Steven Timms commented on 29-Sep-2011 09:15 AM
No. As a spike this looked good in Richie's Dublin 'needle'. But with the arms it makes no sense. The engineering to make it work is in the realms of one-off sculpture. Too expensive, too self-conscious. I don't consider this is a serious design.
andyc commented on 29-Sep-2011 12:53 PM
Invisibilty is the key and this one has the edge over the other entries, although there needs to be consideration given to the forces on this cantilever
Mark commented on 29-Sep-2011 09:27 PM
Still the same old hang-dog hunched-back appearance with suspended wires. The wires should be held aloft from upward pointing arms to give a positive stance. Fail.

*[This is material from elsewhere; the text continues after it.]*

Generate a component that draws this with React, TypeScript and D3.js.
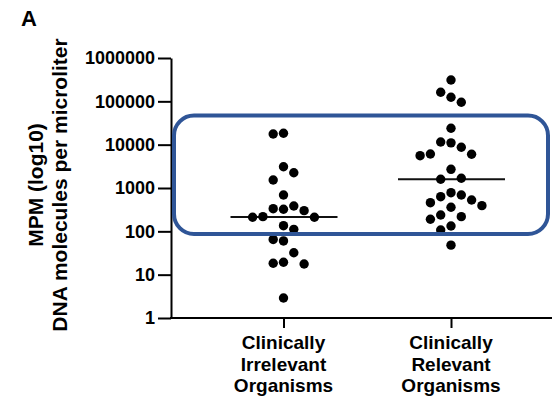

Geoff Hilton commented on 30-Sep-2011 09:06 PM
Slim and effective: could become an icon for high Status lines, with 4 and 6 for lesser lines. Pylonology will be the next Collector craze.
patles commented on 01-Oct-2011 02:22 AM
I think this one is the best... Definitely my favourite.
Tollys commented on 03-Oct-2011 12:12 PM
Pylons should only be used where there is no alternative to undergrounding, 'undergrounding where possible' leaves too much flexibility in the approach. Only then should the least visible pylons be used - and this design seems to achieve that.
Christopher Hartley commented on 04-Oct-2011 03:16 PM
When designing these entries, it would appear that more has been placed on form rather than function. Maintenance is a big issue and the best way of doing it is not with MEWPS. As for undergrounding, technical issues put to one side, I'm sure we'd all
love to pay our share of an 18 fold increase in the cost of undergrounding large swathes of 400kV cable. On top of that there would be great chunks of land (upto 60 wide) that couldn't be used due to the cables.
Sangeeta Squires commented on 05-Oct-2011 10:26 AM
A bit too much like Blade Runner. Impressive sight but perhaps overbearing for the country side.
KR commented on 05-Oct-2011 12:55 PM
I like this one best. It is simple and uncluttered and looks functional.